According to Sanchez, when read in conjunction with § 790.23, this definition of “firearm” establishes that Florida law prohibits felons from possessing antique firearms, albeit only antique firearms used in the commission of a crime. Thus, Sanchez argues, the Florida statute criminalizes conduct that falls outside the scope of § 922(g)(1).

III.

A.

Before turning to the merits of Sanchez’s argument, we must identify the standard of review that applies to his claim.
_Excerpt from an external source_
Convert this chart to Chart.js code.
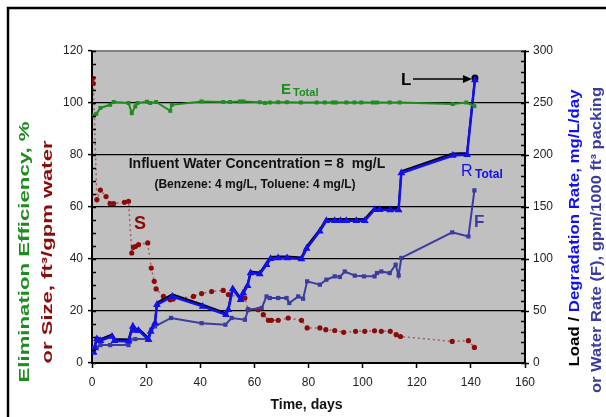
<!DOCTYPE html>
<html><head><meta charset="utf-8">
<script src="https://cdn.jsdelivr.net/npm/chart.js@4.4.1/dist/chart.umd.min.js"></script>
<style>html,body{margin:0;padding:0;background:#fff;}</style>
</head><body>
<canvas id="c" width="606" height="417" style="width:606px;height:417px;display:block"></canvas>
<script>
// ---- Data ----
const xTickLabels = [0,20,40,60,80,100,120,140,160];
const leftTickLabels = [0,20,40,60,80,100,120];
const rightTickLabels = [0,50,100,150,200,250,300];

// Elimination efficiency E_Total (%), left axis
const eDays   = [0.4,1.6,3.1,6.7,8,13.5,14.7,16,16.8,20.3,21.5,23.7,28.9,29.5,40.5,48.5,51,54.7,55.9,62,63.9,65.7,68.8,72,77.2,83,86,89,90.1,94,97,99.5,103.8,105.3,110,113.7,133.3,138.3,141.3];
const eValues = [95.1,95.8,98.1,99.3,100.4,100,96.1,98.7,100,100.5,100,100.4,97,99.3,100.6,100.4,100.4,100.6,100.6,100.3,100,100.2,100.3,100.3,100.2,100.2,100.2,100.2,100.2,100.2,100.2,100.2,100.2,100.2,100.2,100.2,99.6,100.2,98.8];

// Size S (ft3/gpm water), left axis
const sDays   = [0.3,0.5,1.8,3.1,5.2,6.7,8,12,13.5,14.7,15.3,16,17.2,20.6,21.9,23,23.7,26.4,28.9,30,37.5,40.5,44.2,48.5,50.4,55.9,56.5,57.7,61.4,63.3,65.2,66.3,68.8,72.5,77.4,79.5,84.2,86.4,89.7,93,97.4,100.8,104.4,106.9,110.2,112.4,114,133.1,139.1,141.3];
const sValues = [109.5,107.5,62.8,66.5,64,61.3,61.3,61.8,62.2,42.3,44.5,44.8,45.5,46.2,36.5,31.4,28.5,25.6,24.3,24.6,25.6,26.7,27.5,27.9,26.3,25,25,20.5,20.5,18.6,16.4,16.4,16.4,17.3,16.4,13.5,13.5,12.8,12.5,11.8,12.2,12.2,12.4,12.2,12.2,10.9,10.2,8.3,8.6,6];

// Degradation rate R_Total (mg/L/day), right axis
const rDays   = [0.6,1,1.8,3.1,7.4,8.3,13.5,15.1,16,17.2,20.9,21.7,23.3,24,29.7,40.9,49.5,50.4,52,54.9,55.9,57.5,58.6,62,64.5,66,68.8,72.1,77.4,79.3,84.2,86.6,89.7,91.8,94,97.7,100.8,104.4,106.3,110.2,113.3,114.3,133.3,138.6,141.5];
const rValues = [10,14.4,23,21.4,25.6,21.4,20.8,35.2,31.3,31.3,22.4,30.4,38.5,56,64,54.4,46.4,51.2,71.2,60.9,67.3,74.3,86.5,85.6,94.5,100.3,101,101,100,110,126.8,136.8,136.8,136.8,136.8,136.8,136.8,147.4,147.4,147,147,182.7,199.5,200.3,272];

// Load L (mg/L/day), right axis
const lDays   = [0.6,1,1.8,3.1,7.4,8.3,13.5,15.1,16,17.2,20.9,21.7,23.3,24,29.7,40.9,49.5,50.4,52,54.9,55.9,57.5,58.6,62,64.5,66,68.8,72.1,77.4,79.3,84.2,86.6,89.7,91.8,94,97.7,100.8,104.4,106.3,110.2,113.3,114.3,133.3,138.6,141.5];
const lValues = [11.5,16,25,23,27.5,23,22.5,37,33,33,24,32,40,58,66,56,48,53,73,62.5,69,76,88,87,96,102,102.5,102.5,101.5,112,128.5,138.5,138.5,138.5,138.5,138.5,138.5,149,149,149,149,184.5,201.5,202,274];

// Water rate F (gpm/1000 ft3 packing), right axis
const fDays   = [0.6,1.8,3.1,6.7,13.5,14.1,16,20.6,21.9,23.3,29.2,40.5,49.3,51.6,56.5,57.7,62.7,64.5,65.7,68.8,71.9,72.9,76.2,78,79.5,84.2,86.6,89.7,91.6,93.4,97.1,100.5,104.4,105.3,106.9,110,112.2,113.3,114.3,133.1,139.1,141.3];
const fValues = [14.4,15,17.2,17.2,17.2,22.4,23,23,32,35.2,43.3,38.3,36.8,43.3,41.6,51.2,52.9,64,62.5,62.5,62.5,57.7,64,61.8,78.5,75.3,80.1,83.3,82.7,88,84,83.3,83.3,86.5,88,86.5,94.5,84.2,101,125.6,121.7,166];

const pts = (xs, ys) => xs.map((x, i) => ({x: x, y: ys[i]}));

const GREEN = '#1E8C1E', RED = '#8B0A0A', BLUE = '#1010F0', SLATE = '#3C3CA0';
const FONT = "'Liberation Sans', Arial, sans-serif";

function rotText(ctx, parts, cx, cy, target, font) {
  ctx.font = font;
  const ws = parts.map(p => ctx.measureText(p[0]).width);
  const total = ws.reduce((a, b) => a + b, 0);
  ctx.save();
  ctx.translate(cx, cy);
  ctx.rotate(-Math.PI / 2);
  ctx.scale(target / total, 1);
  ctx.textAlign = 'left';
  ctx.textBaseline = 'middle';
  let x = -total / 2;
  parts.forEach((p, i) => { ctx.fillStyle = p[1]; ctx.fillText(p[0], x, 0); x += ws[i]; });
  ctx.restore();
}

const decor = {
  id: 'decor',
  beforeDraw(chart) {
    const ctx = chart.ctx, a = chart.chartArea;
    ctx.save();
    ctx.fillStyle = '#fff';
    ctx.fillRect(0, 0, chart.width, chart.height);
    ctx.strokeStyle = '#000';
    ctx.lineWidth = 2.5;
    ctx.strokeRect(8, 8, 700, 500);
    ctx.fillStyle = '#C0C0C0';
    ctx.fillRect(a.left, a.top, a.right - a.left, a.bottom - a.top);
    ctx.restore();
  },
  afterDraw(chart) {
    const ctx = chart.ctx, a = chart.chartArea;
    const sx = chart.scales.x, sy = chart.scales.y, sy2 = chart.scales.y2;
    ctx.save();
    // top border of plot area
    ctx.strokeStyle = '#808080'; ctx.lineWidth = 2;
    ctx.beginPath(); ctx.moveTo(a.left, a.top); ctx.lineTo(a.right, a.top); ctx.stroke();
    // minor / inner ticks
    ctx.strokeStyle = '#000'; ctx.lineWidth = 1.5;
    ctx.beginPath();
    for (let v = 0; v <= 120; v += 5) {
      const y = Math.round(sy.getPixelForValue(v)) + 0.5;
      ctx.moveTo(a.left, y); ctx.lineTo(a.left + 4, y);
    }
    for (let v = 0; v <= 300; v += 10) {
      const y = Math.round(sy2.getPixelForValue(v)) + 0.5;
      ctx.moveTo(a.right, y); ctx.lineTo(a.right - 4, y);
    }
    ctx.stroke();
    // axis titles
    const tf = 'bold 14px ' + FONT;
    rotText(ctx, [['Elimination Efficiency, %', GREEN]], 25, 252, 261, tf);
    rotText(ctx, [['or Size, ft\u00B3/gpm water', RED]], 48, 252, 223, tf);
    rotText(ctx, [['Load / ', '#000'], ['Degradation Rate, mg/L/day', BLUE]], 575, 228, 277, tf);
    rotText(ctx, [['or Water Rate (F), gpm/1000 ft\u00B3 packing', SLATE]], 597, 240, 306, tf);
    ctx.fillStyle = '#111'; ctx.font = 'bold 14px ' + FONT;
    ctx.textAlign = 'center'; ctx.textBaseline = 'middle';
    ctx.fillText('Time, days', (a.left + a.right) / 2 - 2, 405);
    // annotations
    ctx.fillStyle = '#111';
    ctx.font = 'bold 14px ' + FONT;
    ctx.fillText('Influent Water Concentration = 8  mg/L', 257, 164);
    ctx.font = 'bold 12px ' + FONT;
    ctx.fillText('(Benzene: 4 mg/L, Toluene: 4 mg/L)', 255, 185);
    ctx.textAlign = 'left'; ctx.textBaseline = 'alphabetic';
    ctx.fillStyle = GREEN;
    ctx.font = 'bold 15px ' + FONT; ctx.fillText('E', 281, 94);
    ctx.font = 'bold 11px ' + FONT; ctx.fillText('Total', 293, 96);
    ctx.fillStyle = BLUE;
    ctx.font = '16px ' + FONT; ctx.fillText('R', 461, 176);
    ctx.font = 'bold 12px ' + FONT; ctx.fillText('Total', 475, 178);
    ctx.fillStyle = SLATE;
    ctx.font = 'bold 17px ' + FONT; ctx.fillText('F', 474, 227);
    ctx.fillStyle = RED;
    ctx.font = 'bold 18px ' + FONT; ctx.fillText('S', 134, 229);
    ctx.fillStyle = '#000';
    ctx.font = 'bold 17px ' + FONT; ctx.fillText('L', 401, 85);
    // arrow to the load point
    const ax0 = 413, ax1 = sx.getPixelForValue(141.5) - 3, ay = sy2.getPixelForValue(272) - 1;
    ctx.strokeStyle = '#000'; ctx.lineWidth = 1.5;
    ctx.beginPath(); ctx.moveTo(ax0, ay); ctx.lineTo(ax1 - 6, ay); ctx.stroke();
    ctx.beginPath(); ctx.moveTo(ax1, ay); ctx.lineTo(ax1 - 9, ay - 4); ctx.lineTo(ax1 - 9, ay + 4); ctx.closePath(); ctx.fill();
    ctx.restore();
  }
};

new Chart(document.getElementById('c'), {
  type: 'line',
  data: {
    datasets: [
      { label: 'E', data: pts(eDays, eValues), yAxisID: 'y', borderColor: GREEN, backgroundColor: GREEN,
        borderWidth: 2, pointStyle: 'rect', pointRadius: 2.8, pointBorderWidth: 0, order: 1 },
      { label: 'R', data: pts(rDays, rValues), yAxisID: 'y2', borderColor: BLUE, backgroundColor: BLUE,
        borderWidth: 2.5, pointStyle: 'triangle', pointRadius: 4.5, pointBorderWidth: 0, order: 2 },
      { label: 'L', data: pts(lDays, lValues), yAxisID: 'y2', borderColor: '#000', backgroundColor: '#000',
        borderWidth: 2, pointRadius: (c) => c.dataIndex === lDays.length - 1 ? 2.5 : 0, order: 3 },
      { label: 'F', data: pts(fDays, fValues), yAxisID: 'y2', borderColor: SLATE, backgroundColor: SLATE,
        borderWidth: 2, pointStyle: 'rect', pointRadius: 3, pointBorderWidth: 0, order: 4 },
      { label: 'S', data: pts(sDays, sValues), yAxisID: 'y', borderColor: 'rgba(150,40,40,0.65)', backgroundColor: RED,
        borderWidth: 1.5, borderDash: [2, 3], pointStyle: 'circle', pointRadius: 2.6, pointBorderWidth: 0, order: 5 }
    ]
  },
  options: {
    responsive: false, animation: false, devicePixelRatio: 1,
    layout: { padding: { top: 51, left: 0, right: 0, bottom: 0 } },
    plugins: { legend: { display: false }, tooltip: { enabled: false } },
    elements: { line: { tension: 0 } },
    scales: {
      x: {
        type: 'linear', position: 'bottom', min: 0, max: 160,
        afterFit: (s) => { s.height = 54; },
        afterBuildTicks: (s) => { s.ticks = xTickLabels.map(v => ({ value: v })); },
        ticks: { font: { family: FONT, size: 12 }, color: '#222', padding: 7 },
        grid: { drawOnChartArea: false, drawTicks: true, tickLength: 5, tickColor: '#000', tickWidth: 1.5 },
        border: { color: '#000', width: 2 }
      },
      y: {
        type: 'linear', position: 'left', min: 0, max: 120,
        afterFit: (s) => { s.width = 92; },
        afterBuildTicks: (s) => { s.ticks = leftTickLabels.map(v => ({ value: v })); },
        ticks: { font: { family: FONT, size: 12 }, color: '#222', padding: 5 },
        grid: { color: (c) => (c.tick && c.tick.value > 0 && c.tick.value < 120) ? '#000' : 'rgba(0,0,0,0)',
                lineWidth: 1.2, drawTicks: true, tickLength: 4, tickColor: '#000', tickWidth: 1.5 },
        border: { color: '#000', width: 2 }
      },
      y2: {
        type: 'linear', position: 'right', min: 0, max: 300,
        afterFit: (s) => { s.width = 81; },
        afterBuildTicks: (s) => { s.ticks = rightTickLabels.map(v => ({ value: v })); },
        ticks: { font: { family: FONT, size: 12 }, color: '#222', padding: 4 },
        grid: { drawOnChartArea: false, drawTicks: true, tickLength: 4, tickColor: '#000', tickWidth: 1.5 },
        border: { color: '#000', width: 2 }
      }
    }
  },
  plugins: [decor]
});
</script>
</body></html>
This court reviews a district court’s interpretation and application of the Sentencing Guidelines de novo and its factual findings for clear error, provided that the error has been properly preserved. 8 “To preserve error, an objection must be sufficiently specific to alert the district court to the nature of the alleged error and to provide an opportunity for correction.” 9 If a defendant fails to preserve an error in the district court, this court will review the district court’s actions for plain error only. 10 On plain error review, a defendant must demonstrate a clear or obvious error that affected his substantial rights. 11 If the defendant does so, we may exercise our discretion to correct the error only if the error seriously affects the fairness, integrity, or public reputation of judicial proceedings. 12

Here, both parties assume that, because Sanchez’s claim involves application of § 2L1.2(b)(l)(C), de novo review applies.